Par ailleurs, l'absence de participation démocratique, de libertés politiques et d'égalité prive des populations entières de leurs droits humains.

Alors que la sécurité mondiale relève du Conseil de sécurité, il a estimé qu'elle peut être complétée par les efforts de l'Assemblée générale et du Conseil économique et social (ECOSOC) pour construire des communautés plus résilientes et plus prospères.

Le Président de l'ECOSOC, Collen V. Kelapile, a rappelé le mandat de cet organe de promouvoir le progrès économique et social de tous les peuples, de protéger les droits humains et de superviser le systèmes humanitaires et de développement, en établissant des liens avec la prévention des conflits.

La souffrance se poursuit dans la région du Sahel en Afrique « en raison de l'incapacité à apprécier l'interaction complexe de la survie humaine, dans un environnement très fragile et culturellement diversifié », a-t-il déclaré.

Et l'extrême pauvreté au Soudan du Sud est enracinée dans plus de 50 ans de conflit, tandis que les vastes défis d'Haïti découlent des inégalités historiques et structurelles, des déficits de gouvernance et de la vulnérabilité au changement climatique.

Cependant, malgré les mandats interdépendants de l'ONU pour faire face à de telles crises, les interactions entre elles sont restées sporadiques et ponctuelles. « Les défis complexes d'aujourd'hui nécessitent une collaboration plus institutionnalisée », a souligné M. Kelapile.

Règlement des différends à la « Cour mondiale »

S’exprimant également devant le Conseil de sécurité, la Présidente de la Cour internationale de justice (CIJ), Joan E. Donoghue, a exploré les moyens par lesquels la CIJ peut contribuer à la prévention des conflits.

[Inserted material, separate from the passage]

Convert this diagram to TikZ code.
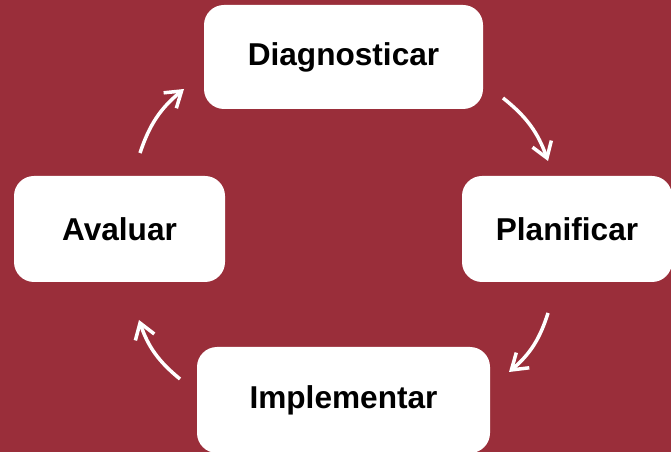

Elle a déclaré que les États peuvent recourir à la Cour comme moyen de règlement des différends pour désamorcer les tensions sur les ressources, les frontières terrestres ou maritimes ou d'autres sources de conflit potentiel.

Bien que les circonstances et les exigences de chaque cas varient, Mme Donoghue a déclaré que tous les principaux organes des Nations Unies ont la possibilité, dans leurs compétences respectives, d'aider à mettre en œuvre les arrêts de la Cour et de contribuer à la promotion de la paix, de la sécurité et de la justice.

« La Cour elle-même est prête à recevoir toute demande d'avis consultatif que pourraient formuler les organes et agences spécialisées des Nations Unies », a-t-elle affirmé.